(Records from a dataset)
* * * * * * * * *

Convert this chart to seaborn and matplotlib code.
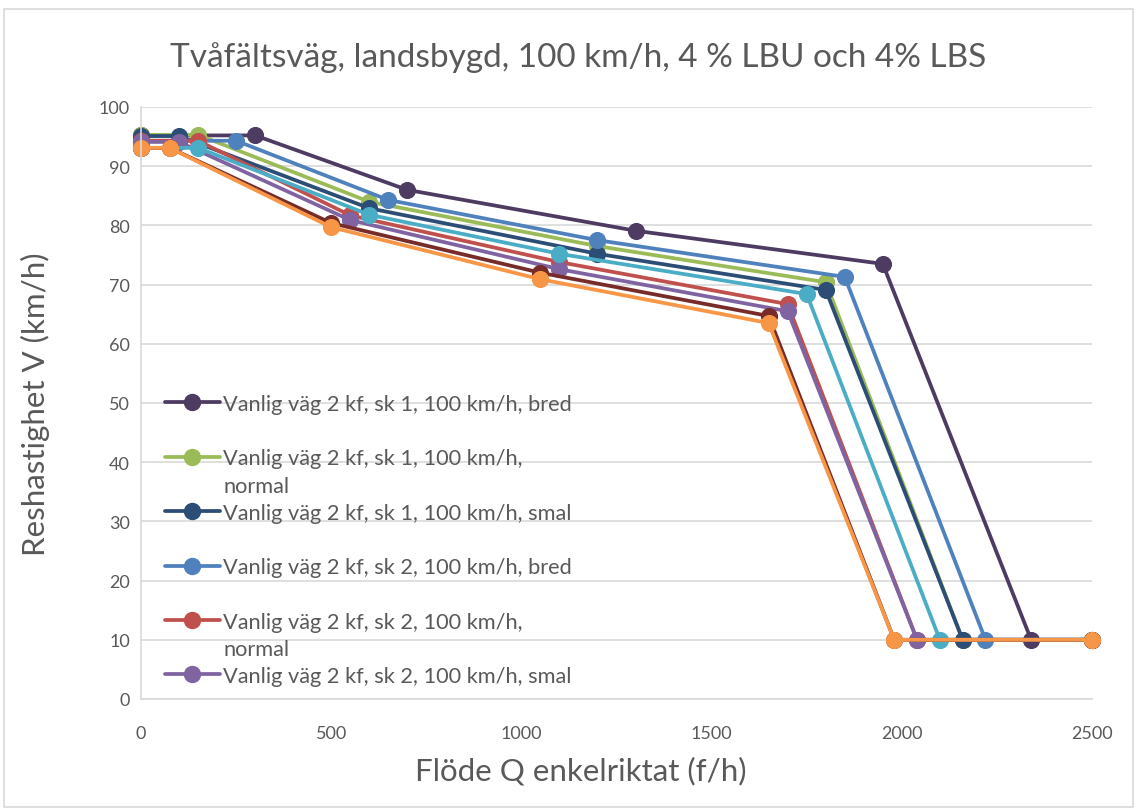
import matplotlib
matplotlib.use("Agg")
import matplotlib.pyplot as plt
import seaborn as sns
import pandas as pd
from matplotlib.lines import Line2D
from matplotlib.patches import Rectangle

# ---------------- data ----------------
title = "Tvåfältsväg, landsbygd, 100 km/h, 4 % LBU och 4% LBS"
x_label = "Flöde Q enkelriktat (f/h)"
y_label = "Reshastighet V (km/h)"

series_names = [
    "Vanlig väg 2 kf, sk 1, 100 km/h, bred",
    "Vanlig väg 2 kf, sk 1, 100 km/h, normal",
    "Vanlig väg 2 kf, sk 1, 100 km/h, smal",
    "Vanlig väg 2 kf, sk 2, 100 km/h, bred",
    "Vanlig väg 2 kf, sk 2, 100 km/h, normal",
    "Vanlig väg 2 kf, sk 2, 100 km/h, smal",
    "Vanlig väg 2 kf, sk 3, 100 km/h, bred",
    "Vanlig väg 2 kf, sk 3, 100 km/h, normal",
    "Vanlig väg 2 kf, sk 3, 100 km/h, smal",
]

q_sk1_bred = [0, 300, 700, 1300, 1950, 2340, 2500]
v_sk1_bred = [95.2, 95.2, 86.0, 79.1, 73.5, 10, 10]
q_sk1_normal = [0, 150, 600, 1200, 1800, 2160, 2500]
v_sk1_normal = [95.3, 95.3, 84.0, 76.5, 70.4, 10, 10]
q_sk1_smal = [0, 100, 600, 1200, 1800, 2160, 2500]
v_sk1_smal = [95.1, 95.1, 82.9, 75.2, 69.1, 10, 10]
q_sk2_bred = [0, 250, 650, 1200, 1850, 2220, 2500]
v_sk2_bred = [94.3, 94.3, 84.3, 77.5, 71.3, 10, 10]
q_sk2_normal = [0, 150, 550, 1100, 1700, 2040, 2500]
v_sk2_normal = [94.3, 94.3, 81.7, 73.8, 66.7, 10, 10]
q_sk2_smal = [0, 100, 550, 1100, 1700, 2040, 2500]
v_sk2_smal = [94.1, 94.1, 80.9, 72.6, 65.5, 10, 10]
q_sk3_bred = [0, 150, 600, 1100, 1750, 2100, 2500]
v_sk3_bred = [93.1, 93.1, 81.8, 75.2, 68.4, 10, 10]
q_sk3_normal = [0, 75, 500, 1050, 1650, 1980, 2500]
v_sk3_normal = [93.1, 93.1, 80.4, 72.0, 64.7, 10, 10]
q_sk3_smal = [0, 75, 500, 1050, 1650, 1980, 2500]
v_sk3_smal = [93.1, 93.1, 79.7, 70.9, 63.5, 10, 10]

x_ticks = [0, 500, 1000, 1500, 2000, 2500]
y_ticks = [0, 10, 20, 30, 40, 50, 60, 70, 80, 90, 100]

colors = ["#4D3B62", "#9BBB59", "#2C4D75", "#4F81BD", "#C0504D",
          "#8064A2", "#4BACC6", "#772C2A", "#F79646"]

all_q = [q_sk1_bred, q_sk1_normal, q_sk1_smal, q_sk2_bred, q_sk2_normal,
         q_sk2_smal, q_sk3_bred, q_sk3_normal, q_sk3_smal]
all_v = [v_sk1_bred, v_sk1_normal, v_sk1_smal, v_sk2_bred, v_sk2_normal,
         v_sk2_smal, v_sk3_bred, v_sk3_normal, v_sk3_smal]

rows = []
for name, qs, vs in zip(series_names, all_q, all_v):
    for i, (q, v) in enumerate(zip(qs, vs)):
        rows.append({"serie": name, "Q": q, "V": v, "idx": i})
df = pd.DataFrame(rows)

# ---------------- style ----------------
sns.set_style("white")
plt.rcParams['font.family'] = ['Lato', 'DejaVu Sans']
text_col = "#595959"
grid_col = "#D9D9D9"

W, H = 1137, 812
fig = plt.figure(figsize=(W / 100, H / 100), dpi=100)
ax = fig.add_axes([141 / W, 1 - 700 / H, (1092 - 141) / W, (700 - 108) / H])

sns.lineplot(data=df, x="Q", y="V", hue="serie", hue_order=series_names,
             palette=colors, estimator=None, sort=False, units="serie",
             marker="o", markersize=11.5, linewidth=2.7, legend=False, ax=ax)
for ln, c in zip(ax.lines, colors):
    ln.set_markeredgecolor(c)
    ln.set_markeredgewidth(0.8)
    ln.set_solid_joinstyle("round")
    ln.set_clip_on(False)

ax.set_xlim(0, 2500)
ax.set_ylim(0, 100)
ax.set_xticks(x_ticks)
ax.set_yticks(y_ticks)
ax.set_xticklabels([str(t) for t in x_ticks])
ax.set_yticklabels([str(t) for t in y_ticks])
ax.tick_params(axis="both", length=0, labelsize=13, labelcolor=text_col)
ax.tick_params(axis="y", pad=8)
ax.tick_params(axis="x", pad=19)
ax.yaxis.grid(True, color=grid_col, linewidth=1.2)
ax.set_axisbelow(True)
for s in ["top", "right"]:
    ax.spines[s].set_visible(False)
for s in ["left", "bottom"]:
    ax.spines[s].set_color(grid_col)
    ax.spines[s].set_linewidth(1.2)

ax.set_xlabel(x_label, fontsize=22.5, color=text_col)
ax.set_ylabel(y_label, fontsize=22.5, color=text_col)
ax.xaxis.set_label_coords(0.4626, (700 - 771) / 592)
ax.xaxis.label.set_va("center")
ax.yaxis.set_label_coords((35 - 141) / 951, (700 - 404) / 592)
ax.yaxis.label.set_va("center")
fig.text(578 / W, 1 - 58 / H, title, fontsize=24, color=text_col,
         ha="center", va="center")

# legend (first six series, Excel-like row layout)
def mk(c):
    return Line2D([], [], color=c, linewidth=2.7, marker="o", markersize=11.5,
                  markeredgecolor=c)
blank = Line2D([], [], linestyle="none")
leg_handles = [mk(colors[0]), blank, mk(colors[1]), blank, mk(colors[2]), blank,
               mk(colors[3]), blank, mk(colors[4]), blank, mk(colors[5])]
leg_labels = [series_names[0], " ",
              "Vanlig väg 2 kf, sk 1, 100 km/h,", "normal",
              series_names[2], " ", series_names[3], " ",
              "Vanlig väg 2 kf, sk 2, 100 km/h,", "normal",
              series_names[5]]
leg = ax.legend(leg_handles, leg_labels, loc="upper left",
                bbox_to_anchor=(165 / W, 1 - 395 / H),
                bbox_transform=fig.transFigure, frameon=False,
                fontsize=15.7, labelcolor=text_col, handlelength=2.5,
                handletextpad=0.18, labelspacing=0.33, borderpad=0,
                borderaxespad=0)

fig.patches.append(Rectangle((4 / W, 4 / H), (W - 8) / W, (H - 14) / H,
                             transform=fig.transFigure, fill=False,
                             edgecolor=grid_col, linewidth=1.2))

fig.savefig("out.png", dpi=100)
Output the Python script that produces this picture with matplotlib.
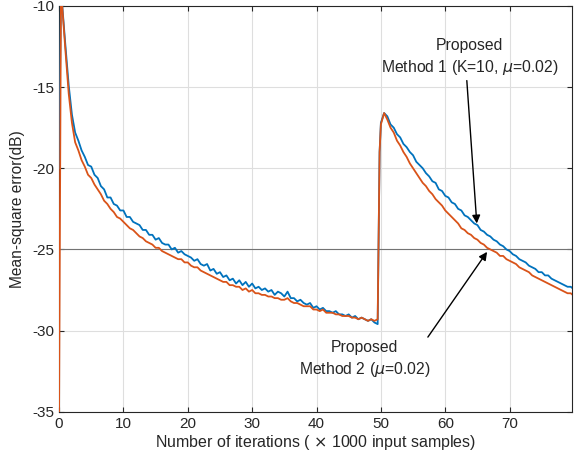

* * * * * * * * *

**Aim of the task:** Transcribe the listing in full. Omit the pictures and keep every line exact.

**Result:**
Convert this chart to seaborn and matplotlib code.
import matplotlib
matplotlib.use("Agg")
import matplotlib.pyplot as plt
import seaborn as sns
import pandas as pd
from matplotlib.lines import Line2D
from matplotlib.patches import Rectangle

# ---------------- data ----------------
title = "Tvåfältsväg, landsbygd, 100 km/h, 4 % LBU och 4% LBS"
x_label = "Flöde Q enkelriktat (f/h)"
y_label = "Reshastighet V (km/h)"

series_names = [
    "Vanlig väg 2 kf, sk 1, 100 km/h, bred",
    "Vanlig väg 2 kf, sk 1, 100 km/h, normal",
    "Vanlig väg 2 kf, sk 1, 100 km/h, smal",
    "Vanlig väg 2 kf, sk 2, 100 km/h, bred",
    "Vanlig väg 2 kf, sk 2, 100 km/h, normal",
    "Vanlig väg 2 kf, sk 2, 100 km/h, smal",
    "Vanlig väg 2 kf, sk 3, 100 km/h, bred",
    "Vanlig väg 2 kf, sk 3, 100 km/h, normal",
    "Vanlig väg 2 kf, sk 3, 100 km/h, smal",
]

q_sk1_bred = [0, 300, 700, 1300, 1950, 2340, 2500]
v_sk1_bred = [95.2, 95.2, 86.0, 79.1, 73.5, 10, 10]
q_sk1_normal = [0, 150, 600, 1200, 1800, 2160, 2500]
v_sk1_normal = [95.3, 95.3, 84.0, 76.5, 70.4, 10, 10]
q_sk1_smal = [0, 100, 600, 1200, 1800, 2160, 2500]
v_sk1_smal = [95.1, 95.1, 82.9, 75.2, 69.1, 10, 10]
q_sk2_bred = [0, 250, 650, 1200, 1850, 2220, 2500]
v_sk2_bred = [94.3, 94.3, 84.3, 77.5, 71.3, 10, 10]
q_sk2_normal = [0, 150, 550, 1100, 1700, 2040, 2500]
v_sk2_normal = [94.3, 94.3, 81.7, 73.8, 66.7, 10, 10]
q_sk2_smal = [0, 100, 550, 1100, 1700, 2040, 2500]
v_sk2_smal = [94.1, 94.1, 80.9, 72.6, 65.5, 10, 10]
q_sk3_bred = [0, 150, 600, 1100, 1750, 2100, 2500]
v_sk3_bred = [93.1, 93.1, 81.8, 75.2, 68.4, 10, 10]
q_sk3_normal = [0, 75, 500, 1050, 1650, 1980, 2500]
v_sk3_normal = [93.1, 93.1, 80.4, 72.0, 64.7, 10, 10]
q_sk3_smal = [0, 75, 500, 1050, 1650, 1980, 2500]
v_sk3_smal = [93.1, 93.1, 79.7, 70.9, 63.5, 10, 10]

x_ticks = [0, 500, 1000, 1500, 2000, 2500]
y_ticks = [0, 10, 20, 30, 40, 50, 60, 70, 80, 90, 100]

colors = ["#4D3B62", "#9BBB59", "#2C4D75", "#4F81BD", "#C0504D",
          "#8064A2", "#4BACC6", "#772C2A", "#F79646"]

all_q = [q_sk1_bred, q_sk1_normal, q_sk1_smal, q_sk2_bred, q_sk2_normal,
         q_sk2_smal, q_sk3_bred, q_sk3_normal, q_sk3_smal]
all_v = [v_sk1_bred, v_sk1_normal, v_sk1_smal, v_sk2_bred, v_sk2_normal,
         v_sk2_smal, v_sk3_bred, v_sk3_normal, v_sk3_smal]

rows = []
for name, qs, vs in zip(series_names, all_q, all_v):
    for i, (q, v) in enumerate(zip(qs, vs)):
        rows.append({"serie": name, "Q": q, "V": v, "idx": i})
df = pd.DataFrame(rows)

# ---------------- style ----------------
sns.set_style("white")
plt.rcParams['font.family'] = ['Lato', 'DejaVu Sans']
text_col = "#595959"
grid_col = "#D9D9D9"

W, H = 1137, 812
fig = plt.figure(figsize=(W / 100, H / 100), dpi=100)
ax = fig.add_axes([141 / W, 1 - 700 / H, (1092 - 141) / W, (700 - 108) / H])

sns.lineplot(data=df, x="Q", y="V", hue="serie", hue_order=series_names,
             palette=colors, estimator=None, sort=False, units="serie",
             marker="o", markersize=11.5, linewidth=2.7, legend=False, ax=ax)
for ln, c in zip(ax.lines, colors):
    ln.set_markeredgecolor(c)
    ln.set_markeredgewidth(0.8)
    ln.set_solid_joinstyle("round")
    ln.set_clip_on(False)

ax.set_xlim(0, 2500)
ax.set_ylim(0, 100)
ax.set_xticks(x_ticks)
ax.set_yticks(y_ticks)
ax.set_xticklabels([str(t) for t in x_ticks])
ax.set_yticklabels([str(t) for t in y_ticks])
ax.tick_params(axis="both", length=0, labelsize=13, labelcolor=text_col)
ax.tick_params(axis="y", pad=8)
ax.tick_params(axis="x", pad=19)
ax.yaxis.grid(True, color=grid_col, linewidth=1.2)
ax.set_axisbelow(True)
for s in ["top", "right"]:
    ax.spines[s].set_visible(False)
for s in ["left", "bottom"]:
    ax.spines[s].set_color(grid_col)
    ax.spines[s].set_linewidth(1.2)

ax.set_xlabel(x_label, fontsize=22.5, color=text_col)
ax.set_ylabel(y_label, fontsize=22.5, color=text_col)
ax.xaxis.set_label_coords(0.4626, (700 - 771) / 592)
ax.xaxis.label.set_va("center")
ax.yaxis.set_label_coords((35 - 141) / 951, (700 - 404) / 592)
ax.yaxis.label.set_va("center")
fig.text(578 / W, 1 - 58 / H, title, fontsize=24, color=text_col,
         ha="center", va="center")

# legend (first six series, Excel-like row layout)
def mk(c):
    return Line2D([], [], color=c, linewidth=2.7, marker="o", markersize=11.5,
                  markeredgecolor=c)
blank = Line2D([], [], linestyle="none")
leg_handles = [mk(colors[0]), blank, mk(colors[1]), blank, mk(colors[2]), blank,
               mk(colors[3]), blank, mk(colors[4]), blank, mk(colors[5])]
leg_labels = [series_names[0], " ",
              "Vanlig väg 2 kf, sk 1, 100 km/h,", "normal",
              series_names[2], " ", series_names[3], " ",
              "Vanlig väg 2 kf, sk 2, 100 km/h,", "normal",
              series_names[5]]
leg = ax.legend(leg_handles, leg_labels, loc="upper left",
                bbox_to_anchor=(165 / W, 1 - 395 / H),
                bbox_transform=fig.transFigure, frameon=False,
                fontsize=15.7, labelcolor=text_col, handlelength=2.5,
                handletextpad=0.18, labelspacing=0.33, borderpad=0,
                borderaxespad=0)

fig.patches.append(Rectangle((4 / W, 4 / H), (W - 8) / W, (H - 14) / H,
                             transform=fig.transFigure, fill=False,
                             edgecolor=grid_col, linewidth=1.2))

fig.savefig("out.png", dpi=100)
Output the Python script that produces this picture with matplotlib.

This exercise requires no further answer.